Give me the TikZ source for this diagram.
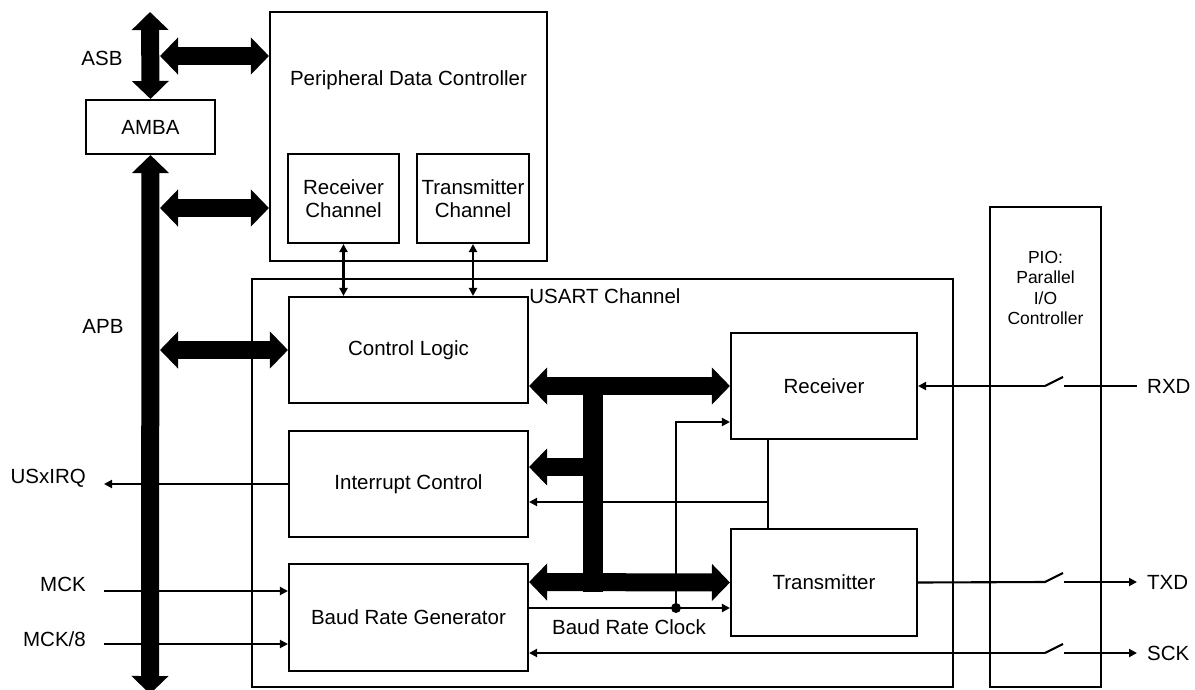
\documentclass[tikz,border=0pt]{standalone}
\usepackage{fontspec}
\setmainfont{Liberation Sans}
\usetikzlibrary{arrows.meta}
\begin{document}
\begin{tikzpicture}[x=1pt,y=-1pt,
  font=\fontsize{20.5}{22.5}\selectfont,
  box/.style={draw,line width=2.1pt,inner sep=0pt,align=center},
  lbl/.style={inner sep=0pt},
  wire/.style={line width=2.1pt},
  ar/.style={wire,-{Triangle[length=8pt,width=8pt]}},
  lar/.style={wire,{Triangle[length=8pt,width=8pt]}-},
  dar/.style={wire,{Triangle[length=8pt,width=8pt]}-{Triangle[length=8pt,width=8pt]}},
  bus/.style={line width=18pt},
  busR/.style={bus,-{Triangle[length=18pt,width=36pt]}},
  busD/.style={bus,{Triangle[length=18pt,width=36pt]}-{Triangle[length=18pt,width=36pt]}},
  jdot/.style={circle,fill,inner sep=0pt,minimum size=10pt}
]
\useasboundingbox (0,0) rectangle (1195,689);
% boxes
\node[box,minimum width=277pt,minimum height=249pt] (pdc) at (408.5,136.5) {};
\node (pdct) at (408.5,80) {Peripheral Data Controller};
\node[box,minimum width=129pt,minimum height=54pt] (amba) at (150.5,127) {AMBA};
\node[box,minimum width=111pt,minimum height=89pt] (rc) at (343.5,198.5) {Receiver\\Channel};
\node[box,minimum width=112pt,minimum height=89pt] (tc) at (473,198.5) {Transmitter\\Channel};
\node[box,minimum width=701pt,minimum height=408pt] (us) at (602.5,483) {};
\node (ust) at (605,296) {USART Channel};
\node[box,minimum width=239pt,minimum height=106pt] (cl) at (408.5,350) {Control Logic};
\node[box,minimum width=239pt,minimum height=106pt] (ic) at (408.5,484) {Interrupt Control};
\node[box,minimum width=239pt,minimum height=107pt] (brg) at (408.5,617.5) {Baud Rate Generator};
\node[box,minimum width=186pt,minimum height=106pt] (rx) at (824,386) {Receiver};
\node[box,minimum width=186pt,minimum height=107pt] (tx) at (824,582.5) {Transmitter};
\node[box,minimum width=111pt,minimum height=480pt] (pio) at (1045.5,447) {};
\node[align=center,font=\fontsize{17.5}{20.5}\selectfont] (piot) at (1045.5,288) {PIO:\\Parallel\\I/O\\Controller};
% labels
\node (asb) at (102,58) {ASB};
\node (apb) at (103,326) {APB};
\node[lbl,anchor=east] (irq) at (86,478) {USxIRQ};
\node[lbl,anchor=east] (mck) at (86,584) {MCK};
\node[lbl,anchor=east] (mck8) at (86,639) {MCK/8};
\node[lbl,anchor=west] (rxd) at (1147,386) {RXD};
\node[lbl,anchor=west] (txd) at (1147,582) {TXD};
\node[lbl,anchor=west] (sck) at (1147,653) {SCK};
\node (brc) at (629,627) {Baud Rate Clock};
% coordinates
\coordinate (asbT) at (150,12);
\coordinate (apbB) at (150,694);
\coordinate (asbR) at (160,56);
\coordinate (apbR1) at (160,208);
\coordinate (apbR2) at (160,350);
\coordinate (barT) at (593,377);
\coordinate (barB) at (593,592);
\coordinate (barI) at (593,467);
\coordinate (y56) at (0,56);
\coordinate (y208) at (0,208);
\coordinate (y386) at (0,386);
\coordinate (y467) at (0,467);
\coordinate (y582) at (0,582);
\coordinate (yRC) at (0,422);
\coordinate (yIC) at (0,502);
\coordinate (xv) at (768,0);
\coordinate (irqE) at (104,484);
\coordinate (mckS) at (104,591);
\coordinate (mck8S) at (104,644);
% buses
\draw[busD] (asbT) -- (amba.north);
\draw[busD] (asbR) -- (pdc.west |- y56);
\draw[busD] (amba.south) -- (apbB);
\draw[busD] (apbR1) -- (pdc.west |- y208);
\draw[busD] (apbR2) -- (cl.west);
\draw[busD] (cl.east |- y386) -- (rx.west);
\draw[line width=20pt] (barT) -- (barB);
\draw[busR] (barI) -- (ic.east |- y467);
\draw[busD] (brg.east |- y582) -- (tx.west);
% thin wires
\draw[dar] (rc.south) -- (rc.south |- cl.north);
\draw[dar] (tc.south) -- (tc.south |- cl.north);
\draw[ar] (ic.west) -- (irqE);
\draw[ar] (mckS) -- (brg.west |- mckS);
\draw[ar] (mck8S) -- (brg.west |- mck8S);
\node[jdot] (dot) at (676,608) {};
\draw[ar] (brg.east |- dot) -- (tx.west |- dot);
\draw[ar] (dot.center) -- (dot.center |- yRC) -- (rx.west |- yRC);
\draw[wire] (rx.south -| xv) -- (tx.north -| xv);
\draw[ar] (xv |- yIC) -- (ic.east |- yIC);
% switches
\coordinate (rxS) at (1045,386); \coordinate (rxT) at (1063,377);
\coordinate (rxR) at (1064,386); \coordinate (rxE) at (1137,386);
\coordinate (txS) at (1045,582); \coordinate (txT) at (1063,573);
\coordinate (txR) at (1064,582); \coordinate (txE) at (1137,582);
\coordinate (sckS) at (1045,653); \coordinate (sckT) at (1063,644);
\coordinate (sckR) at (1064,653); \coordinate (sckE) at (1137,653);
\draw[wire] (rxE) -- (rxR);
\draw[wire] (rxS) -- (rxT);
\draw[ar] (rxS) -- (rx.east);
\draw[wire] (tx.east) -- (txS) -- (txT);
\draw[ar] (txR) -- (txE);
\draw[lar] (brg.east |- sckS) -- (sckS);
\draw[wire] (sckS) -- (sckT);
\draw[ar] (sckR) -- (sckE);
\end{tikzpicture}
\end{document}
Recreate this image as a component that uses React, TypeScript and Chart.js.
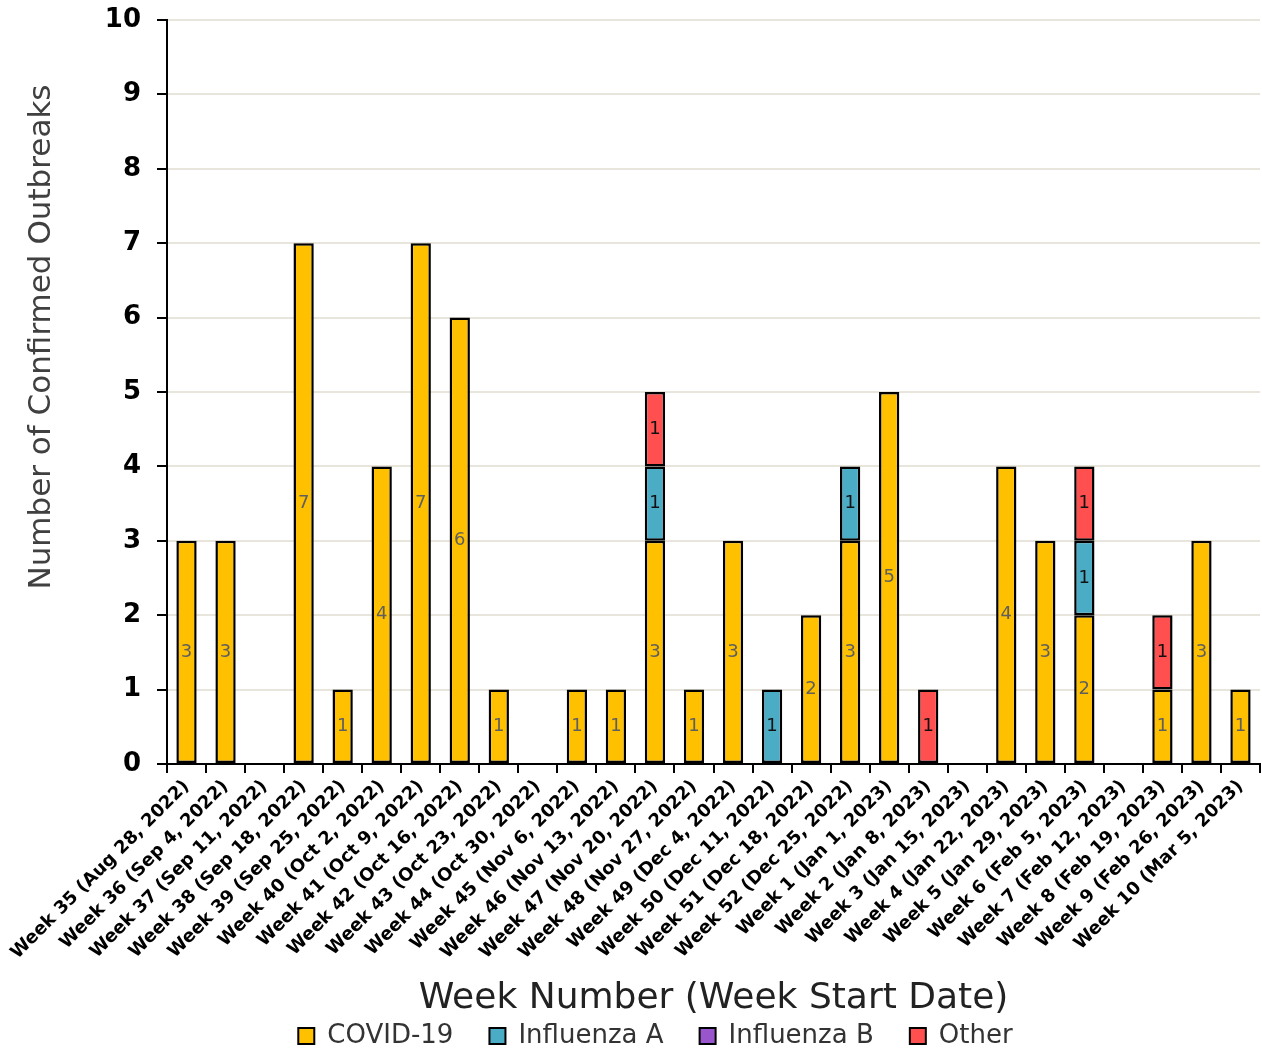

What is needed: Copy out the whole listing exactly, and don't carry over any pictures.

Completed exercise:
Give me the TikZ source for this diagram.
\documentclass[tikz,border=0pt]{standalone}
\usepackage{fontspec}
\setmainfont{Liberation Sans}
\usetikzlibrary{arrows.meta}
\begin{document}
\begin{tikzpicture}[x=1pt,y=-1pt,
  font=\fontsize{20.5}{22.5}\selectfont,
  box/.style={draw,line width=2.1pt,inner sep=0pt,align=center},
  lbl/.style={inner sep=0pt},
  wire/.style={line width=2.1pt},
  ar/.style={wire,-{Triangle[length=8pt,width=8pt]}},
  lar/.style={wire,{Triangle[length=8pt,width=8pt]}-},
  dar/.style={wire,{Triangle[length=8pt,width=8pt]}-{Triangle[length=8pt,width=8pt]}},
  bus/.style={line width=18pt},
  busR/.style={bus,-{Triangle[length=18pt,width=36pt]}},
  busD/.style={bus,{Triangle[length=18pt,width=36pt]}-{Triangle[length=18pt,width=36pt]}},
  jdot/.style={circle,fill,inner sep=0pt,minimum size=10pt}
]
\useasboundingbox (0,0) rectangle (1195,689);
% boxes
\node[box,minimum width=277pt,minimum height=249pt] (pdc) at (408.5,136.5) {};
\node (pdct) at (408.5,80) {Peripheral Data Controller};
\node[box,minimum width=129pt,minimum height=54pt] (amba) at (150.5,127) {AMBA};
\node[box,minimum width=111pt,minimum height=89pt] (rc) at (343.5,198.5) {Receiver\\Channel};
\node[box,minimum width=112pt,minimum height=89pt] (tc) at (473,198.5) {Transmitter\\Channel};
\node[box,minimum width=701pt,minimum height=408pt] (us) at (602.5,483) {};
\node (ust) at (605,296) {USART Channel};
\node[box,minimum width=239pt,minimum height=106pt] (cl) at (408.5,350) {Control Logic};
\node[box,minimum width=239pt,minimum height=106pt] (ic) at (408.5,484) {Interrupt Control};
\node[box,minimum width=239pt,minimum height=107pt] (brg) at (408.5,617.5) {Baud Rate Generator};
\node[box,minimum width=186pt,minimum height=106pt] (rx) at (824,386) {Receiver};
\node[box,minimum width=186pt,minimum height=107pt] (tx) at (824,582.5) {Transmitter};
\node[box,minimum width=111pt,minimum height=480pt] (pio) at (1045.5,447) {};
\node[align=center,font=\fontsize{17.5}{20.5}\selectfont] (piot) at (1045.5,288) {PIO:\\Parallel\\I/O\\Controller};
% labels
\node (asb) at (102,58) {ASB};
\node (apb) at (103,326) {APB};
\node[lbl,anchor=east] (irq) at (86,478) {USxIRQ};
\node[lbl,anchor=east] (mck) at (86,584) {MCK};
\node[lbl,anchor=east] (mck8) at (86,639) {MCK/8};
\node[lbl,anchor=west] (rxd) at (1147,386) {RXD};
\node[lbl,anchor=west] (txd) at (1147,582) {TXD};
\node[lbl,anchor=west] (sck) at (1147,653) {SCK};
\node (brc) at (629,627) {Baud Rate Clock};
% coordinates
\coordinate (asbT) at (150,12);
\coordinate (apbB) at (150,694);
\coordinate (asbR) at (160,56);
\coordinate (apbR1) at (160,208);
\coordinate (apbR2) at (160,350);
\coordinate (barT) at (593,377);
\coordinate (barB) at (593,592);
\coordinate (barI) at (593,467);
\coordinate (y56) at (0,56);
\coordinate (y208) at (0,208);
\coordinate (y386) at (0,386);
\coordinate (y467) at (0,467);
\coordinate (y582) at (0,582);
\coordinate (yRC) at (0,422);
\coordinate (yIC) at (0,502);
\coordinate (xv) at (768,0);
\coordinate (irqE) at (104,484);
\coordinate (mckS) at (104,591);
\coordinate (mck8S) at (104,644);
% buses
\draw[busD] (asbT) -- (amba.north);
\draw[busD] (asbR) -- (pdc.west |- y56);
\draw[busD] (amba.south) -- (apbB);
\draw[busD] (apbR1) -- (pdc.west |- y208);
\draw[busD] (apbR2) -- (cl.west);
\draw[busD] (cl.east |- y386) -- (rx.west);
\draw[line width=20pt] (barT) -- (barB);
\draw[busR] (barI) -- (ic.east |- y467);
\draw[busD] (brg.east |- y582) -- (tx.west);
% thin wires
\draw[dar] (rc.south) -- (rc.south |- cl.north);
\draw[dar] (tc.south) -- (tc.south |- cl.north);
\draw[ar] (ic.west) -- (irqE);
\draw[ar] (mckS) -- (brg.west |- mckS);
\draw[ar] (mck8S) -- (brg.west |- mck8S);
\node[jdot] (dot) at (676,608) {};
\draw[ar] (brg.east |- dot) -- (tx.west |- dot);
\draw[ar] (dot.center) -- (dot.center |- yRC) -- (rx.west |- yRC);
\draw[wire] (rx.south -| xv) -- (tx.north -| xv);
\draw[ar] (xv |- yIC) -- (ic.east |- yIC);
% switches
\coordinate (rxS) at (1045,386); \coordinate (rxT) at (1063,377);
\coordinate (rxR) at (1064,386); \coordinate (rxE) at (1137,386);
\coordinate (txS) at (1045,582); \coordinate (txT) at (1063,573);
\coordinate (txR) at (1064,582); \coordinate (txE) at (1137,582);
\coordinate (sckS) at (1045,653); \coordinate (sckT) at (1063,644);
\coordinate (sckR) at (1064,653); \coordinate (sckE) at (1137,653);
\draw[wire] (rxE) -- (rxR);
\draw[wire] (rxS) -- (rxT);
\draw[ar] (rxS) -- (rx.east);
\draw[wire] (tx.east) -- (txS) -- (txT);
\draw[ar] (txR) -- (txE);
\draw[lar] (brg.east |- sckS) -- (sckS);
\draw[wire] (sckS) -- (sckT);
\draw[ar] (sckR) -- (sckE);
\end{tikzpicture}
\end{document}
Recreate this image as a component that uses React, TypeScript and Chart.js.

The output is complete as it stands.